News / Nasional
Sabtu, 06 Desember 2025 | 16:58 WIB
Aksi solidaritas untuk korban bencana banjir bandang Sumatera di kawasan Anjungan Sarinah, Jakarta Pusat, Sabtu (6/12/2025). [Suara.com/Adiyoga Priyambodo]
Baca 10 detik
  • Sejumlah orang menggelar panggung musikal untuk korban banjir Sumatera.
  • Aksi solidaritas tersebut menggema di kawasan Anjungan Sarinah, Jakarta Pusat.
  • Di sela pertunjukan, peserta membacakan pernyataan sikap yang menohok pemerintah.

Suara.com - Aksi solidaritas untuk korban bencana banjir bandang Sumatera menggema di kawasan Anjungan Sarinah, Jakarta Pusat, pada Sabtu (6/12/2025).

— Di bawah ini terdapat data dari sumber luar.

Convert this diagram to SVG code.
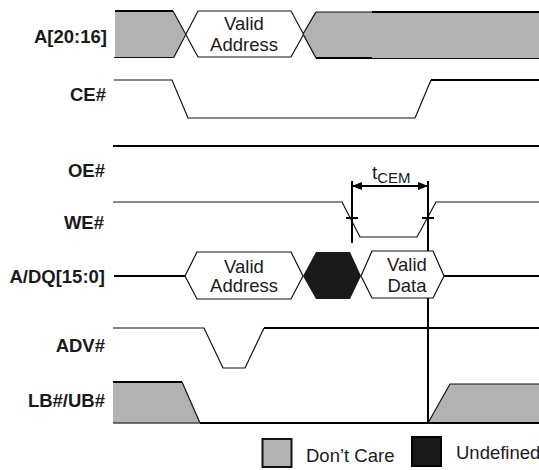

Kelompok Paduan Suara Gitaku (Padus Gitaku) menggelar panggung musikal jalanan untuk merespons tragedi kemanusiaan tersebut.

Lagu 'Ada Yang Hilang' dan 'Do You Hear The People Sing' dibawakan dengan penuh penghayatan di tengah hiruk-pikuk pusat ibu kota.

Di sela pertunjukan, salah satu anggota Paduan Suara Gitaku, Lia, membacakan pernyataan sikap yang menohok pemerintah terkait bencana ini.

"Dalam waktu kurang dari sebulan, kita menyaksikan dan mengalami dua bencana akibat kebijakan impunitas oleh negara," ujarnya.

Lia menyoroti dua peristiwa besar yang dianggap sebagai bencana bagi bangsa, yakni penetapan gelar pahlawan yang kontroversial dan kerusakan alam yang masif.

"Bencana pertama merusak sejarah dan memori kolektif bangsa saat Soeharto ditetapkan menjadi pahlawan nasional. Bencana kedua menghantam ruang hidup rakyat Sumatra. Air bah, longsor, lumpur, dan kayu-kayu gelondongan menghancurkan kehidupan," lanjutnya.

Tragedi di Sumatera ini disebut telah merenggut lebih dari 800 nyawa, dan menghilangkan tempat tinggal ribuan warga dalam sekejap.

"Ribuan orang kehilangan kampung halaman akibat desa-desa mereka berubah menjadi aliran sungai. Lebih dari 800 jiwa meninggal, dan ratusan orang belum ditemukan hingga sekarang. Kami berduka untuk semua kehilangan itu," ucap Lia.

Padus Gitaku dengan tegas menolak dalih pejabat negara yang menyebut bencana ini sekadar ujian Tuhan atau semata-mata faktor cuaca ekstrem.

"Kami menolak narasi negara bahwa bencana terjadi karena hujan ekstrem, badai tropis, atau hidrometeorologi. Tingginya curah hujan, badai tropis dan pelbagai peristiwa di atmosfer disebabkan juga oleh keputusan politik," tegasnya.

Mengutip seruan ikonik aktivis lingkungan Greta Thunberg, mereka mengecam sikap pemerintah yang dianggap terus berdalih menutupi fakta lapangan.

"Seperti Greta Thunberg, enam tahun lalu, kami pun katakan hari ini, 'How dare you!'. Berani-beraninya anda berdalih. Jangan tutupi fakta, jangan kaburkan kebenaran. Yang terjadi di Sumatra adalah pembunuhan ekologis," seru Lia.

Kayu-kayu gelondongan yang hanyut bersama lumpur dinilai sebagai bukti nyata bahwa Sumatera sudah lama hanya dijadikan lumbung eksploitasi sumber daya.

Atas dasar itu, Padus Gitaku menyerukan sejumlah tuntutan, termasuk penghentian impunitas korporasi dan penetapan status bencana nasional.